- Mingora Swat, Khyber Pakhtunkhwa Pakistan

Information
- School type: Rehabilitation Centre
- Established: September 2009
- Staff: 35

= Sabawoon Rehabilitation Centre =

Sabawoon Rehabilitation Centre is a rehabilitation institute in Mingora, Swat, Pakistan. Sabawoon in Pashto means Morning Light. The centre, run and established by Pakistan Army with the help of the Hum Pakistani Foundation (an NGO) and UNICEF, was inaugurated in 2009 by General Ashfaq Pervez Kayani. Initially 22 former militants were inducted into the institute in September 2009.

== Background ==

The Swat valley witnessed militancy during the years 2007-2009. In 2007 Pakistan Army curbed it to some extent but after general election in 2008 the new provincial government of Khyber Pakhtunkhwa signed agreements with the militants and asked army to withdraw. In 2009 when militants again challenged the writ of government, and provincial governments failed, the army was again called in. The army launched Operation Rahe-e-Rast in 2009 to curtail militancy in the region and apprehended a number of militants. Before the operation, the militants used to collected money from the people of valley. Those who couldn't give money had to surrender their children, some of whom were used as suicide bombers after brainwashing them.

== Objective ==
Sabawoon was set up for the recuperation of militants (mostly juvenile) apprehended during Operation Rah-e-Rast so they can be helpful to the society in a fruitful manner. The objective of the institute is to de-radicalize youngsters who were indoctrinated by the militants. Militants after indoctrinating them used them for suicide bombing and fighting against the government institutions. Students are provided all basic necessities of life and a healthy environment. Muhammad Farooq Khan, a religious scholar, observed that most of the young militants and suicide bombers captured during the military operation were teenagers and belonged to poor families.

== Academics ==
As of 2010, 34% children inducted into the institute are turned in by their parents, 39% are apprehended by the security force while 25% surrendered themselves.

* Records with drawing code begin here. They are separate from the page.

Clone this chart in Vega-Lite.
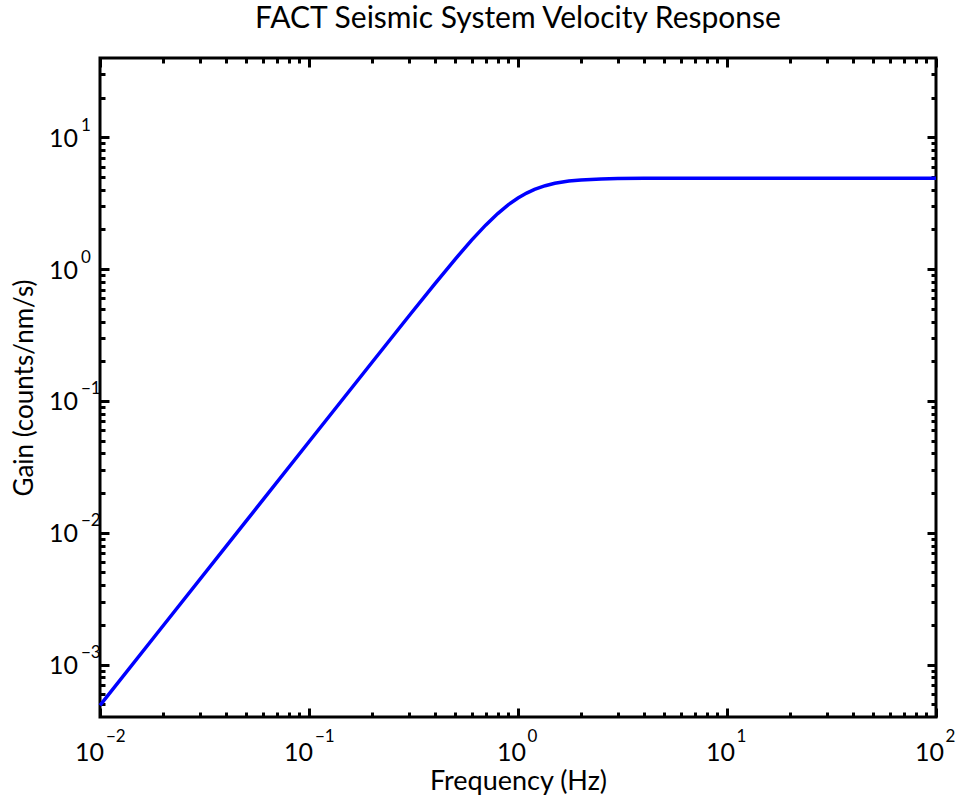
{
  "$schema": "https://vega.github.io/schema/vega-lite/v6.json",
  "width": 836,
  "height": 659,
  "autosize": "none",
  "padding": {"left": 100, "top": 58, "right": 20, "bottom": 80},
  "background": "white",
  "config": {
    "font": "Lato",
    "view": {"stroke": "black", "strokeWidth": 3},
    "axis": {"domain": false, "grid": false, "tickColor": "black", "tickWidth": 3, "labelColor": "black", "titleColor": "black", "labelFont": "Lato", "titleFont": "Lato", "labelFlush": false, "labelOverlap": false}
  },
  "title": {"text": "FACT Seismic System Velocity Response", "fontSize": 30, "fontWeight": "normal", "font": "Lato", "color": "black", "anchor": "middle", "baseline": "alphabetic", "offset": -1},
  "data": {"values": [
    {"f": 0.01, "g": 0.00049},
    {"f": 0.02, "g": 0.00196},
    {"f": 0.05, "g": 0.01225},
    {"f": 0.1, "g": 0.049},
    {"f": 0.2, "g": 0.1958},
    {"f": 0.3, "g": 0.4392},
    {"f": 0.4, "g": 0.7742},
    {"f": 0.5, "g": 1.1884},
    {"f": 0.6, "g": 1.6597},
    {"f": 0.7, "g": 2.156},
    {"f": 0.8, "g": 2.641},
    {"f": 0.9, "g": 3.084},
    {"f": 1.0, "g": 3.465},
    {"f": 1.1, "g": 3.777},
    {"f": 1.2, "g": 4.025},
    {"f": 1.35, "g": 4.296},
    {"f": 1.5, "g": 4.478},
    {"f": 1.75, "g": 4.658},
    {"f": 2, "g": 4.754},
    {"f": 2.5, "g": 4.838},
    {"f": 3, "g": 4.87},
    {"f": 4, "g": 4.89},
    {"f": 5, "g": 4.896},
    {"f": 7, "g": 4.899},
    {"f": 10, "g": 4.9},
    {"f": 20, "g": 4.9},
    {"f": 50, "g": 4.9},
    {"f": 100, "g": 4.9}
  ]},
  "layer": [
    {
      "mark": {"type": "line", "color": "#0000ff", "strokeWidth": 3.5},
      "encoding": {
        "x": {"field": "f", "type": "quantitative",
          "scale": {"type": "log", "domain": [0.01, 100], "nice": false},
          "axis": {"orient": "bottom", "title": "Frequency (Hz)", "titleFontSize": 27, "titleFontWeight": "normal", "titleY": 72, "titleBaseline": "alphabetic",
            "values": [0.01, 0.1, 1, 10, 100], "tickSize": 0, "labelPadding": 43, "labelFontSize": 25, "labelBaseline": "alphabetic", "labelAlign": "right",
            "labelOffset": {"condition": {"test": "datum.value < 1", "value": 3.5}, "value": 7.5},
            "labelExpr": "'10'"}},
        "y": {"field": "g", "type": "quantitative",
          "scale": {"type": "log", "domain": [0.0004, 40], "nice": false},
          "axis": {"orient": "left", "title": "Gain (counts/nm/s)", "titleFontSize": 26, "titleFontWeight": "normal", "titleAngle": -90, "titleX": -68, "titleY": 329.5, "titleAlign": "center", "titleBaseline": "alphabetic",
            "values": [0.001, 0.01, 0.1, 1, 10], "tickSize": 0, "labelPadding": 22.5, "labelFontSize": 25, "labelBaseline": "alphabetic", "labelAlign": "right", "labelOffset": 9,
            "labelExpr": "'10'"}}
      }
    },
    {
      "mark": {"type": "line", "opacity": 0},
      "encoding": {
        "x": {"field": "f", "type": "quantitative",
          "axis": {"orient": "bottom", "title": null, "values": [0.01, 0.1, 1, 10, 100], "tickSize": 0, "labelPadding": 24, "labelFontSize": 17, "labelBaseline": "alphabetic", "labelAlign": "left",
            "labelOffset": {"condition": {"test": "datum.value < 1", "value": 5.5}, "value": 9},
            "labelExpr": "format(round(log(datum.value)/LN10), 'd')"}},
        "y": {"field": "g", "type": "quantitative",
          "axis": {"orient": "left", "title": null, "values": [0.001, 0.01, 0.1, 1, 10], "tickSize": 0, "labelPadding": 19.5, "labelFontSize": 17, "labelBaseline": "alphabetic", "labelAlign": "left", "labelOffset": -7,
            "labelExpr": "format(round(log(datum.value)/LN10), 'd')"}}
      }
    },
    {
      "mark": {"type": "line", "opacity": 0},
      "encoding": {
        "x": {"field": "f", "type": "quantitative",
          "axis": {"orient": "bottom", "title": null, "labels": false, "tickSize": -9, "values": [0.01, 0.1, 1, 10, 100]}},
        "y": {"field": "g", "type": "quantitative",
          "axis": {"orient": "left", "title": null, "labels": false, "tickSize": -9, "values": [0.001, 0.01, 0.1, 1, 10]}}
      }
    },
    {
      "mark": {"type": "line", "opacity": 0},
      "encoding": {
        "x": {"field": "f", "type": "quantitative",
          "axis": {"orient": "bottom", "title": null, "labels": false, "tickSize": -5,
            "values": [0.02,0.03,0.04,0.05,0.06,0.07,0.08,0.09,0.2,0.3,0.4,0.5,0.6,0.7,0.8,0.9,2,3,4,5,6,7,8,9,20,30,40,50,60,70,80,90]}},
        "y": {"field": "g", "type": "quantitative",
          "axis": {"orient": "left", "title": null, "labels": false, "tickSize": -5,
            "values": [0.0005,0.0006,0.0007,0.0008,0.0009,0.002,0.003,0.004,0.005,0.006,0.007,0.008,0.009,0.02,0.03,0.04,0.05,0.06,0.07,0.08,0.09,0.2,0.3,0.4,0.5,0.6,0.7,0.8,0.9,2,3,4,5,6,7,8,9,20,30]}}
      }
    },
    {
      "mark": {"type": "line", "opacity": 0},
      "encoding": {
        "x": {"field": "f", "type": "quantitative",
          "axis": {"orient": "top", "title": null, "labels": false, "tickSize": -9, "values": [0.01, 0.1, 1, 10, 100]}},
        "y": {"field": "g", "type": "quantitative",
          "axis": {"orient": "right", "title": null, "labels": false, "tickSize": -9, "values": [0.001, 0.01, 0.1, 1, 10]}}
      }
    },
    {
      "mark": {"type": "line", "opacity": 0},
      "encoding": {
        "x": {"field": "f", "type": "quantitative",
          "axis": {"orient": "top", "title": null, "labels": false, "tickSize": -5,
            "values": [0.02,0.03,0.04,0.05,0.06,0.07,0.08,0.09,0.2,0.3,0.4,0.5,0.6,0.7,0.8,0.9,2,3,4,5,6,7,8,9,20,30,40,50,60,70,80,90]}},
        "y": {"field": "g", "type": "quantitative",
          "axis": {"orient": "right", "title": null, "labels": false, "tickSize": -5,
            "values": [0.0005,0.0006,0.0007,0.0008,0.0009,0.002,0.003,0.004,0.005,0.006,0.007,0.008,0.009,0.02,0.03,0.04,0.05,0.06,0.07,0.08,0.09,0.2,0.3,0.4,0.5,0.6,0.7,0.8,0.9,2,3,4,5,6,7,8,9,20,30]}}
      }
    }
  ],
  "resolve": {"axis": {"x": "independent", "y": "independent"}}
}
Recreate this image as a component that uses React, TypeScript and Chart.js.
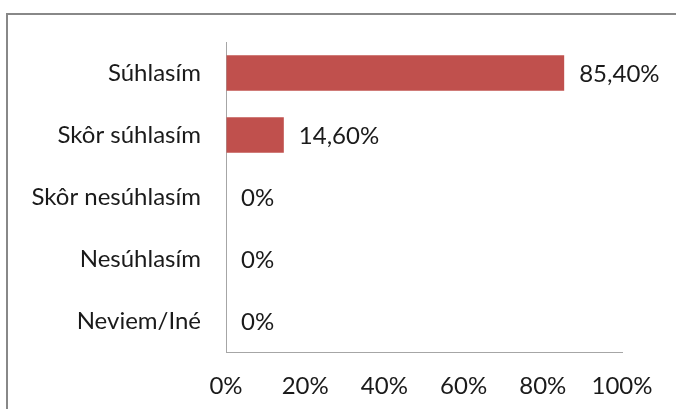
import React, { useEffect, useRef } from "react";
import { Chart, registerables } from "chart.js";

Chart.register(...registerables);

const categories = ["Súhlasím", "Skôr súhlasím", "Skôr nesúhlasím", "Nesúhlasím", "Neviem/Iné"];
const values = [85.4, 14.6, 0, 0, 0];
const valueLabels = ["85,40%", "14,60%", "0%", "0%", "0%"];
const xTicks = [0, 20, 40, 60, 80, 100];

const FONT = "Lato, 'Open Sans', sans-serif";
const FS = 24;

const frame = {
  id: "frame",
  beforeDraw(chart: any) {
    const ctx = chart.ctx;
    ctx.save();
    ctx.fillStyle = "#ffffff";
    ctx.fillRect(0, 0, chart.width, chart.height);
    ctx.strokeStyle = "#888888";
    ctx.lineWidth = 2;
    ctx.beginPath();
    ctx.moveTo(7, chart.height + 5);
    ctx.lineTo(7, 14);
    ctx.lineTo(chart.width + 5, 14);
    ctx.stroke();
    ctx.restore();
  },
};

const valueLabelPlugin = {
  id: "valueLabels",
  afterDatasetsDraw(chart: any) {
    const ctx = chart.ctx;
    const meta = chart.getDatasetMeta(0);
    ctx.save();
    ctx.font = `${FS}px ${FONT}`;
    ctx.fillStyle = "#1a1a1a";
    ctx.textAlign = "left";
    ctx.textBaseline = "middle";
    meta.data.forEach((bar: any, i: number) => {
      ctx.fillText(valueLabels[i], bar.x + 15, bar.y + 1);
    });
    ctx.restore();
  },
};

export default function App() {
  const ref = useRef<HTMLCanvasElement>(null);
  useEffect(() => {
    if (!ref.current) return;
    const chart = new Chart(ref.current, {
      type: "bar",
      data: {
        labels: categories,
        datasets: [
          {
            data: values,
            backgroundColor: "#c0504d",
            borderWidth: 0,
            categoryPercentage: 1,
            barPercentage: 0.57,
          },
        ],
      },
      options: {
        indexAxis: "y",
        animation: false,
        responsive: false,
        maintainAspectRatio: false,
        layout: { padding: { top: 42, right: 54, left: 0, bottom: 0 } },
        plugins: { legend: { display: false }, tooltip: { enabled: false } },
        scales: {
          x: {
            min: 0,
            max: 100,
            afterBuildTicks: (s: any) => {
              s.ticks = xTicks.map((v) => ({ value: v }));
            },
            afterFit: (s: any) => {
              s.height = 57;
            },
            grid: { drawOnChartArea: false, drawTicks: false },
            border: { display: true, color: "#a6a6a6", width: 1 },
            ticks: {
              padding: 20,
              color: "#1a1a1a",
              font: { family: FONT, size: FS },
              callback: (v: any) => `${v}%`,
            },
          },
          y: {
            afterFit: (s: any) => {
              s.width = 226;
            },
            grid: { drawOnChartArea: false, drawTicks: false },
            border: { display: true, color: "#a6a6a6", width: 1 },
            ticks: {
              padding: 25,
              color: "#1a1a1a",
              font: { family: FONT, size: FS },
            },
          },
        },
      },
      plugins: [frame, valueLabelPlugin],
    });
    return () => chart.destroy();
  }, []);
  return (
    <div style={{ position: "fixed", left: 0, top: 0, width: 676, height: 409, background: "#fff" }}>
      <canvas ref={ref} width={676} height={409} style={{ display: "block" }} />
    </div>
  );
}
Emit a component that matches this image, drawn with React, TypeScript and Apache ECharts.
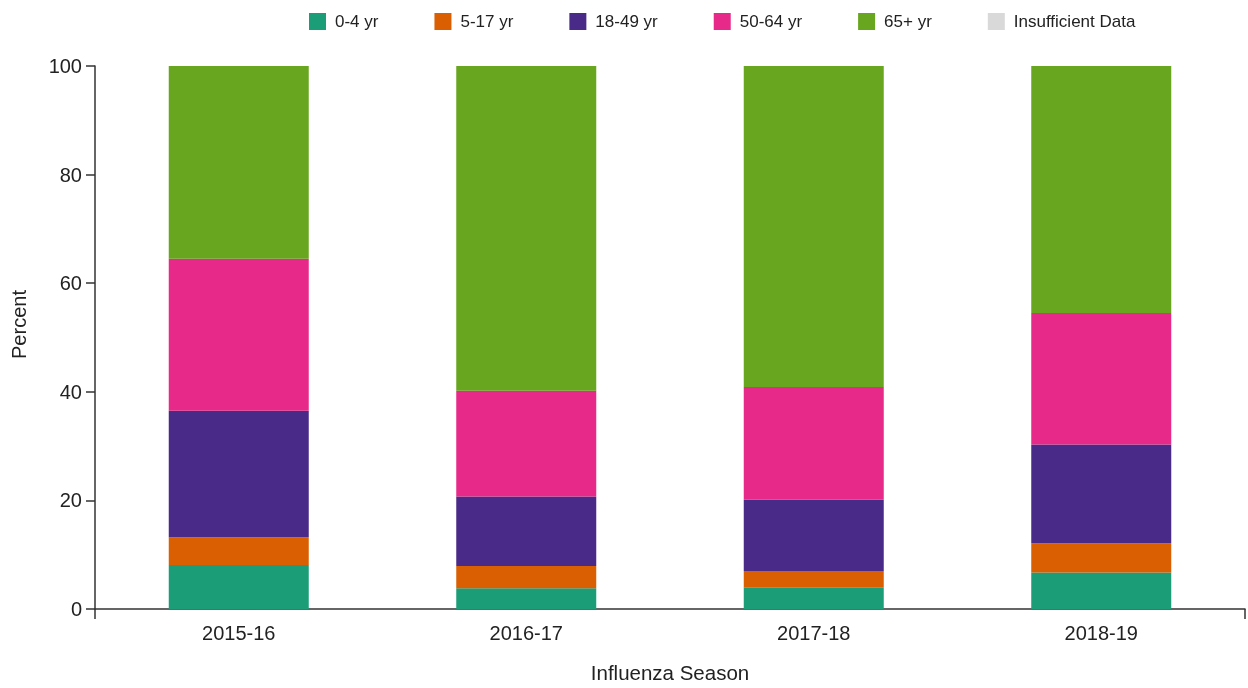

Local residents also have the opportunity to point out children they believe are militants and should be arrested. The children are divided in three group: High-risk, Medium-risk and Low-risk based on the degree of indoctrination they received while among militants. Students are to remain inside the campus during the training, while their parents are allowed to meet them, once in two weeks.

Studies are divided in modules, that include regular education up to secondary level, technical education and de-radicalization education. The participants are also taught about ethics, patriotism and Islam's true meaning.